DOI / Paper / Artifact / Video / Slides

Since I had a small, self-contained, and fast driver for Intel’s 82599 NIC through the TinyNF project, I decided to see if translating that driver to other languages would yield interesting results. This wouldn’t have been realistically feasible with typical drivers that are large and have a lot of dependencies on other libraries. It was the first time I wrote code in Ada, which is a fun but somewhat frustrating experience I would recommend to anyone interested in programming languages.

Problem

High-level languages such as C# and Rust require compilers to insert safety checks, such as bounds checks when indexing arrays. This is good for most code that doesn’t have strict performance requirements, but causes some overhead. As long as that overhead is non-zero, some developers will continue using unsafe languages such as C in the name of performance, causing all the problems that come with unsafety.

Hypothesis

Simple type invariants such as “non-null pointer” and “integer in a specific range” are enough for trivial safety proofs within a compiler. That is, the compiler does not need extra information such as proof annotations, does not need to use heuristics, and does not need to call a solver to prove low-level safety. Safety here refers to crash-freedom and memory safety, not higher-level concepts such as noninterference between tenants.

Results

Our drivers in C# and Rust, which use language extensions we designed to add more type invariants, are as fast as the existing C baseline. Our driver in Ada, which does not need any extensions, is also as fast as the C baseline. None of the drivers have any run-time checks at all.

Limitations

Because current compilers for high-level languages were not designed for zero-overhead safety, they do not provide enough information to understand why they insert run-time checks, making the process of writing a safe driver without run-time overheads rather frustrating. One must guess a code shape that feels right, compile the code, check the assembly, and try again if there are any inserted checks. Even in Ada which has the necessary type invariants built in, the GNAT compiler sometimes inserts unexpected checks.

Lessons Learned

Artifacts are reusable.

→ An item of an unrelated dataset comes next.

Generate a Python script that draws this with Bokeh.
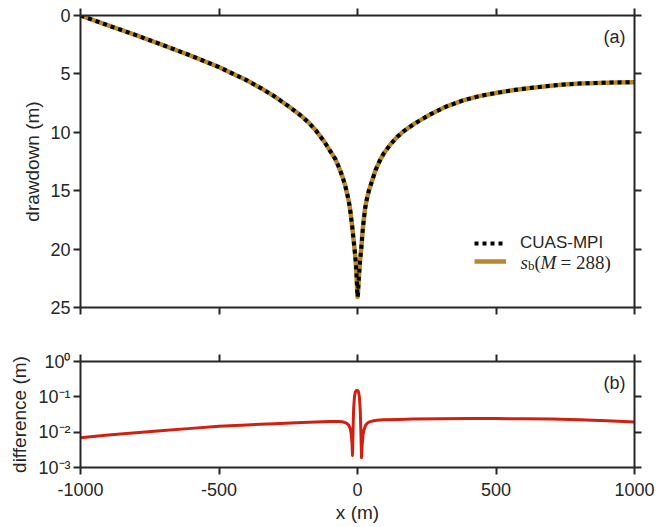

This work wouldn’t have happened if I hadn’t prepared a proper artifact with benchmarking script as part of the original TinyNF work. Whatever effort went into that paid for itself multiple times over.

Question folk wisdom. This is not revolutionary advice, but it’s really the core of this paper: forget about everyone who believes safety requires performance sacrifices, can we show it doesn’t for some interesting use case? I’m looking forward to potential future papers telling me I’m wrong because in XYZ domain it’s not possible. At least now the burden of proof is on whoever wants to claim that.